‘Otto Wood’ back on stage for third year in North Wilkesboro
Published 12:00 am Friday, June 14, 2013
This year’s production of “Otto Wood: The Bandit” will be the biggest ever.
With the third season of the show opening next Thursday at The Record Park in North Wilkesboro, audience members will see the largest cast in the show’s history as well as additional scenes.
“I’m super excited about this season,” director Heather Dean said. “The number 13 is my lucky number and this is 2013.”
Wood, a famed N.C. outlaw, was gunned down on a Salisbury street Dec. 31, 1930, by Police Chief R.L. Rankin. Thousands viewed his body at a Salisbury funeral home before it was transported to its final resting place in West Virginia.
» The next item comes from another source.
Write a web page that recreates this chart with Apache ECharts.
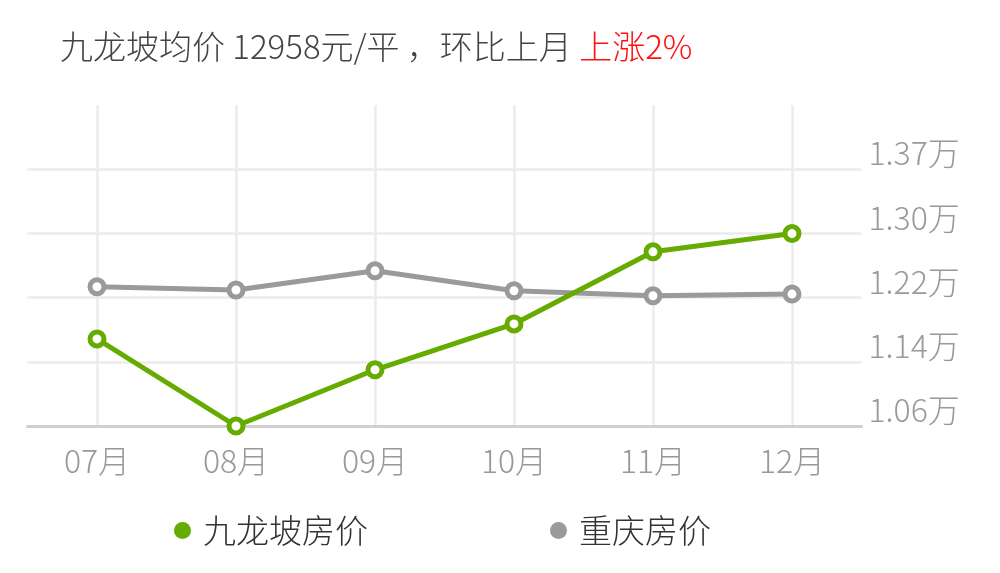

Auditions for the play, which was written by Record Editor Jerry Lankford, yielded pleasant surprises.
“There is so much interest in the show that a lot more people came out to audition,” Dean said. In previous years, several cast members had to double up on parts. That is more of an exception than the rule this year.
The play is based on Wood’s life. Lankford used the autobiography written by Wood in prison as well as information gathered in interviews which began in 2004. Wood was born in Wilkes County in 1894. His first crime was stealing a bicycle as a child. From there, he graduated to gambling and making moonshine — which he learned from his Hatfield relatives in West Virginia.
Wood had a birth defect that left him limping his entire life, and he also lost a hand during a hunting accident as a boy. Although he was in trouble with the law most of his life, it seemed no bars could hold him. He escaped from numerous jails in North Carolina, Virginia, West Virginia and Tennessee. He traveled far and wide — as far away as the western United States — to elude the law. He’d often returned to Wilkes County with gifts and needed staple goods for friends and family members.
His biggest trouble came in 1923 when he was convicted in connection with the death of Greensboro pawnbroker A.W. Kaplan. He was sentenced to 20 years in prison. After his final escape — Wood escaped from N.C. Central Prison four different times — he was cornered by Salisbury police and killed in a daytime gun battle on East Innes Street, with at least 11 shots fired.
Nat Padgett returns for his third year as Otto Wood. Wes Martin is back for his second season as the warden who befriends Wood and assists him in the writing of his autobiography.
The show is a multimedia experience.
Along with the action on stage, two scenes have been filmed by cinematographer Jared Shumate.
“Otto Wood: The Bandit” won multiple awards from the N.C. Society of Historians in 2012. Lankford, Padgett and Shumate received individual Paul Green Multimedia awards as well as an award for the entire cast and crew.
There is also live music before and during the show.
The Elkville String Band — Herb Key, Bill Williams, Jim Lloyd and Trevor McKenzie — return for the second year.
Show dates are Thursday, Friday and Saturday, June 20-22; and June 27-29. There also will be shows July 5-6.
All tickets are $7 and can be purchased in advance or at the show. Shows begin at 7:30 p.m. with music by The Elkville String Band.
The Record Park is located at the corner of Fourth and E streets in North Wilkesboro.
For more information call The Record at 336-667-0134.
This year, two scenes have been added — one depicting a young woman jilted by Wood; the other, a bloody shootout in a Chattanooga tavern.
“These were interesting parts of Otto’s story,” Dean said. “Before, we just didn’t have the people to flesh out these scenes, but we do now.”